Debussy’s music is often described as impressionism, but Conlon shies away from the term. “Debussy refused to be categorized, so I don’t think he would like the term,” he says. “We can use it, but with a certain amount of caution.
“There’s no question that [Richard] Wagner had a profound influence on [Debussy]. He consequently took a stance against Wagner and Wagnerism. But if you scratch the surface of Pélleas, you’ll see the shadow of Parsifal and Tristan [and Isolde] all over it. I’m going to devote time to that subject during my talk at the Hammer Museum.
“Still, he did not take Wagner’s sound world. He made his own. I think one characteristic that puts him in the category of greatest creative minds is that he created a sound world that wasn’t there before him.”
Conlon’s own discovery of Debussy is “a little vague in my mind,” admits the New York City native, “but I’m going to say 16 years old. I had to play some Debussy as part of my piano studies around that age. But the piece that captivated me was definitely Pelléas. It had the same mesmerizing effect that Wagner had.”
After devouring it on records, Conlon watched at least part of a black-and-white televised production in the mid-1960s. The first live production he saw was at the New York City Opera in 1969 or 1970.

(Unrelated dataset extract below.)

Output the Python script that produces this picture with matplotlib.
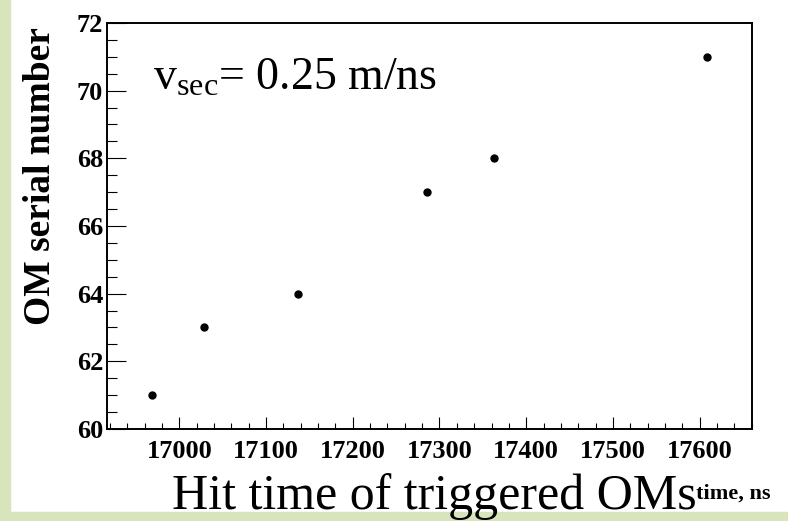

“I went to it three or four times,” he recalls. “Then the [Metropolitan Opera] brought a new production around 1972. I used to get standing-room tickets and go to five performances. It would never sell out, so I always could get a seat. I’d go with my older brother, and we’d often end up in the second or third row of the orchestra seats! So I got a heavy dose of it.”
Pelléas is unique in Debussy’s output, not just in that it’s the composer’s sole opera but also because it is by far his longest piece. The music — subtle, not overtly dramatic — gradually casts its spell. That makes it the antithesis of mainstream contemporary culture, so much of which aims to stimulate regular adrenaline rushes to keep people engaged.
“We live in a society which is pushed by constant excitement,” Conlon complains. “We almost have an addiction to that kind of stimulation, in our music and in our daily lives. The competition to keep people’s attention has created an emphasis on the fast and loud.
“And yet, how many people seek out meditation as an antidote? People will say, ‘I need to get away from it all.’ Why should that not be true in the music hall or the opera house?”
Debussy’s music, and Pelléas in particular, entices you rather than bludgeoning you into submission. “My conviction,” Conlon says, “is we need it more than ever.”